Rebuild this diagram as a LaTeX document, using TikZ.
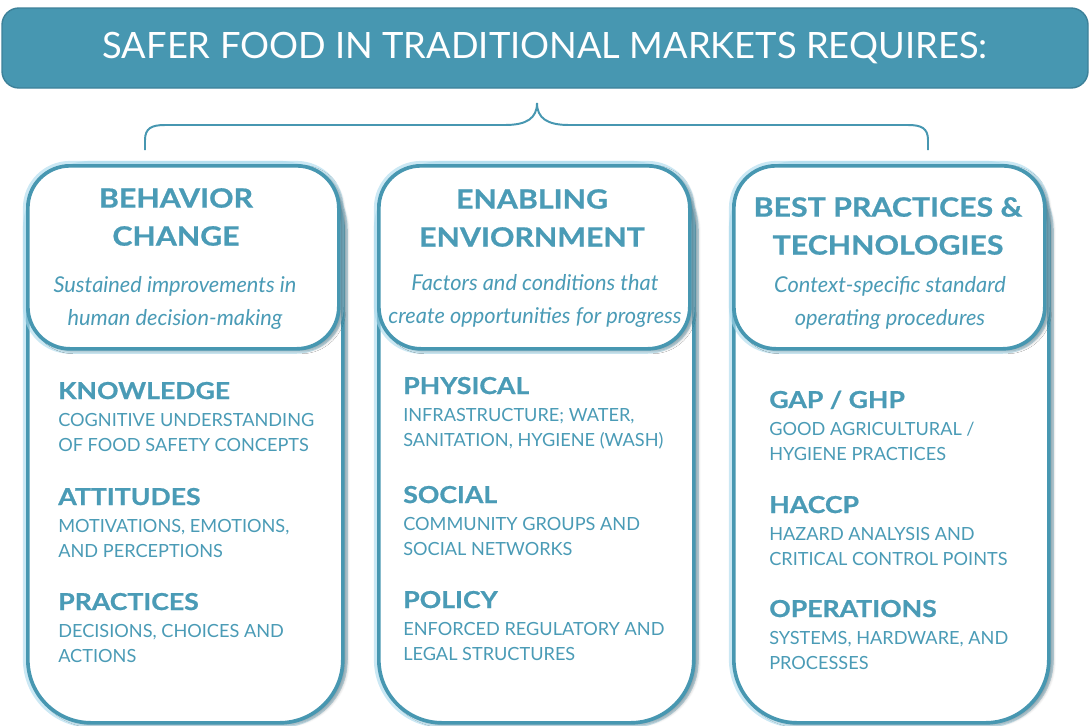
\documentclass[tikz,border=0pt]{standalone}
\usepackage{fontspec}
\setmainfont{Lato}
\newfontfamily\headfont[FakeStretch=1.14,FakeBold=0.8]{Lato}
\usepackage{tikz}
\usetikzlibrary{shadows.blur,calc}
\definecolor{sfteal}{HTML}{4797B1}
\definecolor{sfedge}{HTML}{3D8199}
\definecolor{sftext}{HTML}{4A9BB6}
\definecolor{sfglow}{HTML}{A9D9EC}
\tikzset{
  banner/.style={draw=sfedge,line width=1pt,fill=sfteal,rounded corners=12,text=white,
    font=\fontsize{25.8}{30}\selectfont},
  colbox/.style={draw=sfteal,line width=2.6pt,fill=white,rounded corners=#1,
    preaction={draw=sfglow,line width=7pt,opacity=0.6},
    blur shadow={shadow xshift=3pt,shadow yshift=-1.5pt,shadow opacity=30,shadow blur steps=6}},
  coltitle/.style={text=sftext,align=center,font=\headfont\bfseries\fontsize{18.9}{27}\selectfont},
  colsub/.style={text=sftext,align=center,font=\itshape\fontsize{15.5}{23.5}\selectfont},
  itemhead/.style={text=sftext,anchor=base west,inner sep=0,font=\headfont\bfseries\fontsize{16.6}{20}\selectfont},
  itemtext/.style={text=sftext,anchor=base west,inner sep=0,font=\fontsize{12.9}{18.1}\selectfont},
}
\begin{document}
\begin{tikzpicture}[x=0.025cm,y=-0.025cm]
  \useasboundingbox (0,0) rectangle (1090,725);

  % banner
  \node[banner,minimum width=1086*0.025cm,minimum height=80*0.025cm] (banner) at (545,48)
    {SAFER FOOD IN TRADITIONAL MARKETS REQUIRES:};

  % brace
  \coordinate (brace tip) at (537,103);
  \coordinate (brace left) at (145,150);
  \coordinate (brace right) at (928,150);
  \draw[sfteal,line width=1.4pt]
    (brace left) -- (145,140) .. controls (145,128) and (152,125) .. (165,125) -- (505,125)
    .. controls (527,125) and (537,118) .. (brace tip)
    .. controls (537,118) and (547,125) .. (569,125) -- (908,125)
    .. controls (921,125) and (928,128) .. (928,140) -- (brace right);

  % columns
  \foreach \i/\xl in {1/26,2/377,3/732}{
    \node[colbox=45,minimum width=315*0.025cm,minimum height=557*0.025cm,anchor=north west]
      (col\i) at (\xl,164) {};
    \node[colbox=30,minimum width=311*0.025cm,minimum height=183*0.025cm,anchor=north west]
      (top\i) at (\xl,164) {};
  }

  % column titles
  \node[coltitle] (title1) at (176,217) {BEHAVIOR\\CHANGE};
  \node[colsub] (sub1) at (175,303) {Sustained improvements in\\human decision-making};
  \node[coltitle] (title2) at (532,218) {ENABLING\\ENVIORNMENT};
  \node[colsub] (sub2) at (535,301) {Factors and conditions that\\create opportunities for progress};
  \node[coltitle] (title3) at (888,226) {BEST PRACTICES \&\\TECHNOLOGIES};
  \node[colsub] (sub3) at (890,303) {Context-specific standard\\operating procedures};

  % column items
  \foreach \x/\y/\head/\lineA/\lineB [count=\n] in {
    58/399/{KNOWLEDGE}/{COGNITIVE UNDERSTANDING}/{OF FOOD SAFETY CONCEPTS},
    58/505/{ATTITUDES}/{MOTIVATIONS, EMOTIONS,}/{AND PERCEPTIONS},
    58/610/{PRACTICES}/{DECISIONS, CHOICES AND}/{ACTIONS},
    403/394/{PHYSICAL}/{INFRASTRUCTURE; WATER,}/{SANITATION, HYGIENE (WASH)},
    403/503/{SOCIAL}/{COMMUNITY GROUPS AND}/{SOCIAL NETWORKS},
    403/608/{POLICY}/{ENFORCED REGULATORY AND}/{LEGAL STRUCTURES},
    769/408/{GAP / GHP}/{GOOD AGRICULTURAL /}/{HYGIENE PRACTICES},
    769/513/{HACCP}/{HAZARD ANALYSIS AND}/{CRITICAL CONTROL POINTS},
    769/617/{OPERATIONS}/{SYSTEMS, HARDWARE, AND}/{PROCESSES}}{
    \node[itemhead] (head\n) at (\x,\y) {\head};
    \node[itemtext] (textA\n) at (\x,\y+27) {\lineA};
    \node[itemtext] (textB\n) at (\x,\y+52) {\lineB};
  }

\end{tikzpicture}
\end{document}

+++

#### EXERCISE BRIEF
Copy out each line exactly, without the pictures.

#### THE RESPONSE
Rebuild this diagram as a LaTeX document, using TikZ.
\documentclass[tikz,border=0pt]{standalone}
\usepackage{fontspec}
\setmainfont{Lato}
\newfontfamily\headfont[FakeStretch=1.14,FakeBold=0.8]{Lato}
\usepackage{tikz}
\usetikzlibrary{shadows.blur,calc}
\definecolor{sfteal}{HTML}{4797B1}
\definecolor{sfedge}{HTML}{3D8199}
\definecolor{sftext}{HTML}{4A9BB6}
\definecolor{sfglow}{HTML}{A9D9EC}
\tikzset{
  banner/.style={draw=sfedge,line width=1pt,fill=sfteal,rounded corners=12,text=white,
    font=\fontsize{25.8}{30}\selectfont},
  colbox/.style={draw=sfteal,line width=2.6pt,fill=white,rounded corners=#1,
    preaction={draw=sfglow,line width=7pt,opacity=0.6},
    blur shadow={shadow xshift=3pt,shadow yshift=-1.5pt,shadow opacity=30,shadow blur steps=6}},
  coltitle/.style={text=sftext,align=center,font=\headfont\bfseries\fontsize{18.9}{27}\selectfont},
  colsub/.style={text=sftext,align=center,font=\itshape\fontsize{15.5}{23.5}\selectfont},
  itemhead/.style={text=sftext,anchor=base west,inner sep=0,font=\headfont\bfseries\fontsize{16.6}{20}\selectfont},
  itemtext/.style={text=sftext,anchor=base west,inner sep=0,font=\fontsize{12.9}{18.1}\selectfont},
}
\begin{document}
\begin{tikzpicture}[x=0.025cm,y=-0.025cm]
  \useasboundingbox (0,0) rectangle (1090,725);

  % banner
  \node[banner,minimum width=1086*0.025cm,minimum height=80*0.025cm] (banner) at (545,48)
    {SAFER FOOD IN TRADITIONAL MARKETS REQUIRES:};

  % brace
  \coordinate (brace tip) at (537,103);
  \coordinate (brace left) at (145,150);
  \coordinate (brace right) at (928,150);
  \draw[sfteal,line width=1.4pt]
    (brace left) -- (145,140) .. controls (145,128) and (152,125) .. (165,125) -- (505,125)
    .. controls (527,125) and (537,118) .. (brace tip)
    .. controls (537,118) and (547,125) .. (569,125) -- (908,125)
    .. controls (921,125) and (928,128) .. (928,140) -- (brace right);

  % columns
  \foreach \i/\xl in {1/26,2/377,3/732}{
    \node[colbox=45,minimum width=315*0.025cm,minimum height=557*0.025cm,anchor=north west]
      (col\i) at (\xl,164) {};
    \node[colbox=30,minimum width=311*0.025cm,minimum height=183*0.025cm,anchor=north west]
      (top\i) at (\xl,164) {};
  }

  % column titles
  \node[coltitle] (title1) at (176,217) {BEHAVIOR\\CHANGE};
  \node[colsub] (sub1) at (175,303) {Sustained improvements in\\human decision-making};
  \node[coltitle] (title2) at (532,218) {ENABLING\\ENVIORNMENT};
  \node[colsub] (sub2) at (535,301) {Factors and conditions that\\create opportunities for progress};
  \node[coltitle] (title3) at (888,226) {BEST PRACTICES \&\\TECHNOLOGIES};
  \node[colsub] (sub3) at (890,303) {Context-specific standard\\operating procedures};

  % column items
  \foreach \x/\y/\head/\lineA/\lineB [count=\n] in {
    58/399/{KNOWLEDGE}/{COGNITIVE UNDERSTANDING}/{OF FOOD SAFETY CONCEPTS},
    58/505/{ATTITUDES}/{MOTIVATIONS, EMOTIONS,}/{AND PERCEPTIONS},
    58/610/{PRACTICES}/{DECISIONS, CHOICES AND}/{ACTIONS},
    403/394/{PHYSICAL}/{INFRASTRUCTURE; WATER,}/{SANITATION, HYGIENE (WASH)},
    403/503/{SOCIAL}/{COMMUNITY GROUPS AND}/{SOCIAL NETWORKS},
    403/608/{POLICY}/{ENFORCED REGULATORY AND}/{LEGAL STRUCTURES},
    769/408/{GAP / GHP}/{GOOD AGRICULTURAL /}/{HYGIENE PRACTICES},
    769/513/{HACCP}/{HAZARD ANALYSIS AND}/{CRITICAL CONTROL POINTS},
    769/617/{OPERATIONS}/{SYSTEMS, HARDWARE, AND}/{PROCESSES}}{
    \node[itemhead] (head\n) at (\x,\y) {\head};
    \node[itemtext] (textA\n) at (\x,\y+27) {\lineA};
    \node[itemtext] (textB\n) at (\x,\y+52) {\lineB};
  }

\end{tikzpicture}
\end{document}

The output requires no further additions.